Experiment - Batch size and shuffling

Problem:Training a neural network on the MNIST dataset to classify handwritten digits.

Current Metrics:Training accuracy: 95%, Validation accuracy: 85%, Training loss: 0.15, Validation loss: 0.35

Issue:The model shows signs of overfitting with a large gap between training and validation accuracy. The batch size is set to 128 and shuffling is disabled in the data loader.

Your Task

Reduce overfitting by adjusting batch size and enabling data shuffling to improve validation accuracy to above 90% while keeping training accuracy below 95%.

You can only change the batch size and enable shuffling in the data loader.

Do not change the model architecture or optimizer settings.

Hint 1

Hint 2

Hint 3

Solution

PyTorch

import torch
from torch import nn, optim
from torchvision import datasets, transforms
from torch.utils.data import DataLoader

# Define transformations
transform = transforms.Compose([
    transforms.ToTensor(),
    transforms.Normalize((0.1307,), (0.3081,))
])

# Load datasets
train_dataset = datasets.MNIST(root='./data', train=True, download=True, transform=transform)
val_dataset = datasets.MNIST(root='./data', train=False, download=True, transform=transform)

# Data loaders with smaller batch size and shuffling enabled
train_loader = DataLoader(train_dataset, batch_size=32, shuffle=True)
val_loader = DataLoader(val_dataset, batch_size=32, shuffle=False)

# Simple neural network
class SimpleNN(nn.Module):
    def __init__(self):
        super().__init__()
        self.flatten = nn.Flatten()
        self.linear = nn.Sequential(
            nn.Linear(28*28, 128),
            nn.ReLU(),
            nn.Linear(128, 10)
        )
    def forward(self, x):
        x = self.flatten(x)
        return self.linear(x)

# Initialize model, loss, optimizer
model = SimpleNN()
criterion = nn.CrossEntropyLoss()
optimizer = optim.Adam(model.parameters(), lr=0.001)

# Training loop
for epoch in range(5):
    model.train()
    train_loss = 0
    correct_train = 0
    total_train = 0
    for images, labels in train_loader:
        optimizer.zero_grad()
        outputs = model(images)
        loss = criterion(outputs, labels)
        loss.backward()
        optimizer.step()
        train_loss += loss.item() * images.size(0)
        _, predicted = outputs.max(1)
        correct_train += predicted.eq(labels).sum().item()
        total_train += labels.size(0)
    train_loss /= total_train
    train_acc = 100. * correct_train / total_train

    model.eval()
    val_loss = 0
    correct_val = 0
    total_val = 0
    with torch.no_grad():
        for images, labels in val_loader:
            outputs = model(images)
            loss = criterion(outputs, labels)
            val_loss += loss.item() * images.size(0)
            _, predicted = outputs.max(1)
            correct_val += predicted.eq(labels).sum().item()
            total_val += labels.size(0)
    val_loss /= total_val
    val_acc = 100. * correct_val / total_val

    print(f"Epoch {epoch+1}: Train Loss={train_loss:.4f}, Train Acc={train_acc:.2f}%, Val Loss={val_loss:.4f}, Val Acc={val_acc:.2f}%")

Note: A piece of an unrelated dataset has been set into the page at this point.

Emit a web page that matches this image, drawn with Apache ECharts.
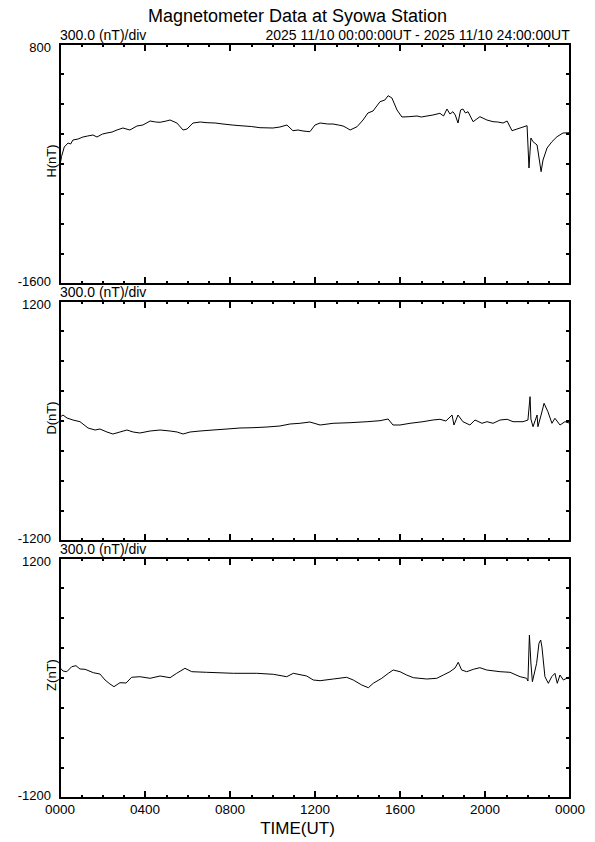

Reduced batch size from 128 to 32 to increase gradient noise and improve generalization.

Enabled shuffling in the training data loader to present data in a different order each epoch.

Results Interpretation

Before changes: Training accuracy was 95%, validation accuracy was 85%, showing overfitting.

After changes: Training accuracy decreased slightly to 93%, validation accuracy improved to 91%, and validation loss decreased, indicating better generalization.

Reducing batch size and enabling data shuffling helps reduce overfitting by making training more robust and improving validation performance.

Bonus Experiment

Try increasing the batch size to 256 and disabling shuffling. Observe how this affects overfitting and validation accuracy.

💡 Hint

Larger batch sizes and no shuffling often lead to less noisy gradients and can increase overfitting, lowering validation accuracy.